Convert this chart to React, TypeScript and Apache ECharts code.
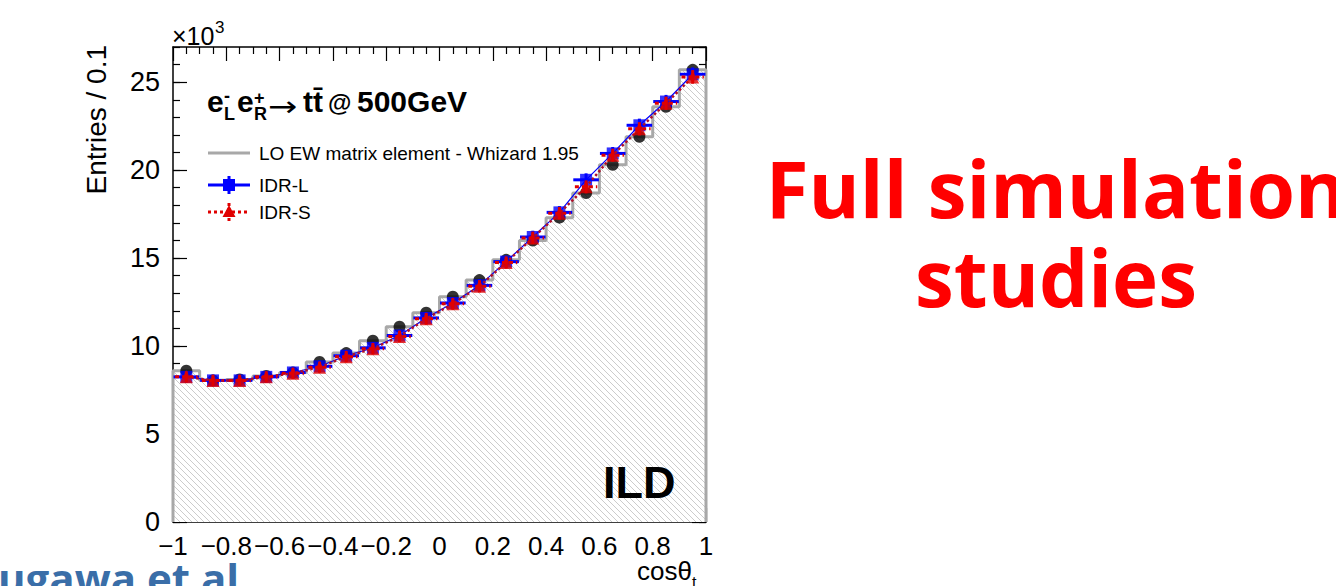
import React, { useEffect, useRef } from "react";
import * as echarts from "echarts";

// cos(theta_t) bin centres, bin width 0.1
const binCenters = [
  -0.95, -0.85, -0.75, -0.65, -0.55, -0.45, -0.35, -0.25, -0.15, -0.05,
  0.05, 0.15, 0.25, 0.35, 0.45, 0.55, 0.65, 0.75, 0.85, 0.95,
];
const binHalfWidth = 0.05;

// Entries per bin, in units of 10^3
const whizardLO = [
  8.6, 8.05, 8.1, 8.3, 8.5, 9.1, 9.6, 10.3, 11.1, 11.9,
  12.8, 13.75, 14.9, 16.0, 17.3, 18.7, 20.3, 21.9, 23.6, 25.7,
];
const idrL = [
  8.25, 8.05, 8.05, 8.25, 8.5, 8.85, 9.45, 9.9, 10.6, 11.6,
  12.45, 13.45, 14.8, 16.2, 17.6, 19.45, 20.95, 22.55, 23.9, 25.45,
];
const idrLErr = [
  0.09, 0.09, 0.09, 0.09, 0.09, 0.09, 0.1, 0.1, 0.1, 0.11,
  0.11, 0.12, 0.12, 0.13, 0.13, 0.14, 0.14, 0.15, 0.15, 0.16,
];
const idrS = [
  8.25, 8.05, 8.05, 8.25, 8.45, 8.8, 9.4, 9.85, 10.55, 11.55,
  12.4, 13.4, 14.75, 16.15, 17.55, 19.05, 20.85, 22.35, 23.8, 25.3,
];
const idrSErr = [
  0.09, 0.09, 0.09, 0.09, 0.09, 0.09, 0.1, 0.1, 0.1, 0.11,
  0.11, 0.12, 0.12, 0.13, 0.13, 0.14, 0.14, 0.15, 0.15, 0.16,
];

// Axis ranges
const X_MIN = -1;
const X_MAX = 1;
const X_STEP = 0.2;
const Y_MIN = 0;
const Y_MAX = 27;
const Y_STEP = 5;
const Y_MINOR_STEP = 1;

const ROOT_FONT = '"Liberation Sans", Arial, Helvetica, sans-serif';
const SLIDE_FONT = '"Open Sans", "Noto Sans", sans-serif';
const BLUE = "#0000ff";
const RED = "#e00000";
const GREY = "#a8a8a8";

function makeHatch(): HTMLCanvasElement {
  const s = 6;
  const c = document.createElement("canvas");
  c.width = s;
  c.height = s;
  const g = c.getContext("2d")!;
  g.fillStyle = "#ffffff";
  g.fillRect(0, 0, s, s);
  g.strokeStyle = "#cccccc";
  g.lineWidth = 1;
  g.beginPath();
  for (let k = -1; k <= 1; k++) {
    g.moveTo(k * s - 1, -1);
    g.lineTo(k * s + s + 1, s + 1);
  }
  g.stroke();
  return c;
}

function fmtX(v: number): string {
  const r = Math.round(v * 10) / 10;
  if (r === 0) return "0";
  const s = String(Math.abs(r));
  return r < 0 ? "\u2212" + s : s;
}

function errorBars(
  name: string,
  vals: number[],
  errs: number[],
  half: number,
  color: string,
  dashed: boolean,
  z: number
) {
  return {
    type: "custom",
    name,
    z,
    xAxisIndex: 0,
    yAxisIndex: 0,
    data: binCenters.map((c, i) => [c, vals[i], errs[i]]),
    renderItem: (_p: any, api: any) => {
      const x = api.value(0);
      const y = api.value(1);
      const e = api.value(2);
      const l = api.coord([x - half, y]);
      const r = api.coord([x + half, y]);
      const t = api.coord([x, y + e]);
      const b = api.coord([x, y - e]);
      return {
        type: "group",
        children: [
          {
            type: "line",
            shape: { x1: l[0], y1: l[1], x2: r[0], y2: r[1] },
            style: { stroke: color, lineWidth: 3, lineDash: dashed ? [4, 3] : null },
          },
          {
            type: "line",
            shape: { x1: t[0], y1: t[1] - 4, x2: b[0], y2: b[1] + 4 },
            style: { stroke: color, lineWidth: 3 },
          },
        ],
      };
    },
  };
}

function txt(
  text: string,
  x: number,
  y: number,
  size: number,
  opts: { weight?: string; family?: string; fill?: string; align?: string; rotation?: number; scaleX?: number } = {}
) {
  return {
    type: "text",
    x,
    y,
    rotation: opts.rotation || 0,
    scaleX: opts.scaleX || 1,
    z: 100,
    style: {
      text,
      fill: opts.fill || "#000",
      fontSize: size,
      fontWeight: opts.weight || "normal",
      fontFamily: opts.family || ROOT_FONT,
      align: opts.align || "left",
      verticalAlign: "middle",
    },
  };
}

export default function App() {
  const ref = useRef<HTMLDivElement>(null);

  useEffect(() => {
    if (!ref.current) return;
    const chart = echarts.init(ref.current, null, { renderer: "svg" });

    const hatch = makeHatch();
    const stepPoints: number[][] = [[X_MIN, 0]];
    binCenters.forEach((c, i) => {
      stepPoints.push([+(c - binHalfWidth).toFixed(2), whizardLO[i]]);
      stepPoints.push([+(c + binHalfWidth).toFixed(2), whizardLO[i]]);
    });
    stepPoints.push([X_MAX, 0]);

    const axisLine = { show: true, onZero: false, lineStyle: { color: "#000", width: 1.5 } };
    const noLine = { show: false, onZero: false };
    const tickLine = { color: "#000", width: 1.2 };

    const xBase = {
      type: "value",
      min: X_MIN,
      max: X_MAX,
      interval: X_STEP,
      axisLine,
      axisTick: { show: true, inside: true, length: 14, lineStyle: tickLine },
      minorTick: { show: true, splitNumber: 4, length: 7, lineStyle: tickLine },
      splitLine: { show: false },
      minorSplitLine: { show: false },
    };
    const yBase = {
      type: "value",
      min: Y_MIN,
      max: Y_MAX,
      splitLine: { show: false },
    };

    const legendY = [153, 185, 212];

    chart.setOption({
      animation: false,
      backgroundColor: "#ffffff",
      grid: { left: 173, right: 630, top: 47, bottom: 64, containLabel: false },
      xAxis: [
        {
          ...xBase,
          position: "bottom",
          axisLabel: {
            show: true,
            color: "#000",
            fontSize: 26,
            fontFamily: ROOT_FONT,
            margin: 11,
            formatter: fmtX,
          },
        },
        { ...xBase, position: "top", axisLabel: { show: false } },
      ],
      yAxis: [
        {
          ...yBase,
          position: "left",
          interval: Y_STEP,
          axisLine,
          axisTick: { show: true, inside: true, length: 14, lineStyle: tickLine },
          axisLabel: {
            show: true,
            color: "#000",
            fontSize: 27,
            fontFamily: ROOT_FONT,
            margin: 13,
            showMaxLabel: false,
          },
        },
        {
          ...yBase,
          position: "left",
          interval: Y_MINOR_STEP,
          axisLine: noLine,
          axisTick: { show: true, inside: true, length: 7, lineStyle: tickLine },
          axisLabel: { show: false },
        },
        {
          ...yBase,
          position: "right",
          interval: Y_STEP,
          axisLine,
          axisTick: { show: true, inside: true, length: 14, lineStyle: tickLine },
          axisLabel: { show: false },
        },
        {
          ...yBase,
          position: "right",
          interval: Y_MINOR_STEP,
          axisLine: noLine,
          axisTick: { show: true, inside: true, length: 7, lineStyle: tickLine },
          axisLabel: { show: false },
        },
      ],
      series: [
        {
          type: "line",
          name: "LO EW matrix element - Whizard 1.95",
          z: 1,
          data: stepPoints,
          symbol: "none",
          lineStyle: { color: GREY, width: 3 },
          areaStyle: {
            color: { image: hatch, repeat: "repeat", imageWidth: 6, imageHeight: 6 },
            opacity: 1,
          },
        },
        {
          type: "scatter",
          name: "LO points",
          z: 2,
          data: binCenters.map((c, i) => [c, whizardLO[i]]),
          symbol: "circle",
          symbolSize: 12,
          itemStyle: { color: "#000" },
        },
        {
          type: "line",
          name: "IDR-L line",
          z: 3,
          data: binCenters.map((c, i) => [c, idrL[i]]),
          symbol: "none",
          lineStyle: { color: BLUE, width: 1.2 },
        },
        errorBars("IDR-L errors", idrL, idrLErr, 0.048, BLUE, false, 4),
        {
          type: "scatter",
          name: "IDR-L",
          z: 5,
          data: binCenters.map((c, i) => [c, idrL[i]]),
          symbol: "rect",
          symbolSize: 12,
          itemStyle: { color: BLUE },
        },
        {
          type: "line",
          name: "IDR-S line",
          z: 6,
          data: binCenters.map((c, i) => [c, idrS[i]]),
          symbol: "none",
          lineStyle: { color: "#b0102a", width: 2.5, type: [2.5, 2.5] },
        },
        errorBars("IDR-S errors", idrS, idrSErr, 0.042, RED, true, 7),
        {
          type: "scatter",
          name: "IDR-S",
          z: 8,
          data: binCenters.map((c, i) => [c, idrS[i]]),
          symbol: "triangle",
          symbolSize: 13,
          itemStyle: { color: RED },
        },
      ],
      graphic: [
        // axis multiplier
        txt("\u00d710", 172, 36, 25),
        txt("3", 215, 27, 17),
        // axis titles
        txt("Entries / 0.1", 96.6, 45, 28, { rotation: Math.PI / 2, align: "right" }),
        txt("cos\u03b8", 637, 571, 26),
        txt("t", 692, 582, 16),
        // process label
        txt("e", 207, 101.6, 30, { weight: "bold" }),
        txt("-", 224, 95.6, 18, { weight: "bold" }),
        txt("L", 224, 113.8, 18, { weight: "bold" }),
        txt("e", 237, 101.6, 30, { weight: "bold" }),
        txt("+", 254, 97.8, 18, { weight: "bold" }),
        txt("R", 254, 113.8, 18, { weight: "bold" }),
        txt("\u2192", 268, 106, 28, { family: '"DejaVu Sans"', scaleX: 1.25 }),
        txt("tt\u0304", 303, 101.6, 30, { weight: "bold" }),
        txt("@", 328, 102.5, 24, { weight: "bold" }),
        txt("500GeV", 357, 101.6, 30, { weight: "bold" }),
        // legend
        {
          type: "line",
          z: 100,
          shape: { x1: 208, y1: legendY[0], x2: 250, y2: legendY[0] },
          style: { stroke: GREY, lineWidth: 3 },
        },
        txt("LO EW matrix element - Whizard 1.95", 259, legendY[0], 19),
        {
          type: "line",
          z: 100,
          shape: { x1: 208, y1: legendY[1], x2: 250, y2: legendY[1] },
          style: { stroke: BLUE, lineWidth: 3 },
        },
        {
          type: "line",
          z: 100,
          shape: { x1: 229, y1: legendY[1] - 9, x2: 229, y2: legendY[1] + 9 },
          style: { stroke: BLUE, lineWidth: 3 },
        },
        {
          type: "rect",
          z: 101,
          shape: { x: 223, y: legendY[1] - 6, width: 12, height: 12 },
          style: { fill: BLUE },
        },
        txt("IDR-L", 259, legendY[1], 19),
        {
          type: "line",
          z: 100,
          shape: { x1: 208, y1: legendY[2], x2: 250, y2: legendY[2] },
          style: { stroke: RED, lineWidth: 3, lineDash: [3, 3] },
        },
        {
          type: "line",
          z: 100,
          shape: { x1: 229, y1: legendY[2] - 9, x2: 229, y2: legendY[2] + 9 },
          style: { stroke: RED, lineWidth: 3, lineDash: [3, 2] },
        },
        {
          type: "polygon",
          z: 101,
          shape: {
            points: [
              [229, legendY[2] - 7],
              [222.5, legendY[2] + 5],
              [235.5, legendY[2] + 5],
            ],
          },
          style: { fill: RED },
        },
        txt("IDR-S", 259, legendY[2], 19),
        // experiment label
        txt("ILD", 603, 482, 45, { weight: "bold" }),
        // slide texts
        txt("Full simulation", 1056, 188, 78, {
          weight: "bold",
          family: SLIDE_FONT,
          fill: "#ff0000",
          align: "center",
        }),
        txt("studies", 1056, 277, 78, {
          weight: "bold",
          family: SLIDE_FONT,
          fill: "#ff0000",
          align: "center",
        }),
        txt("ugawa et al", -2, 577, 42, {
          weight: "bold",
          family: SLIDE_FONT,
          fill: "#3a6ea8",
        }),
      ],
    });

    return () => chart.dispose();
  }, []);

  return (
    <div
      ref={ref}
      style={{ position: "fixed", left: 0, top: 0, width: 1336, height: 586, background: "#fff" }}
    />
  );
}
---*---
WHAT IS EXPECTED – Your task is to reproduce exactly the lines from the start of the data above through the line containing "const binHalfWidth = 0.05;", leaving every picture out.

REPLY TO THE EXERCISE –
Convert this chart to React, TypeScript and Apache ECharts code.
import React, { useEffect, useRef } from "react";
import * as echarts from "echarts";

// cos(theta_t) bin centres, bin width 0.1
const binCenters = [
  -0.95, -0.85, -0.75, -0.65, -0.55, -0.45, -0.35, -0.25, -0.15, -0.05,
  0.05, 0.15, 0.25, 0.35, 0.45, 0.55, 0.65, 0.75, 0.85, 0.95,
];
const binHalfWidth = 0.05;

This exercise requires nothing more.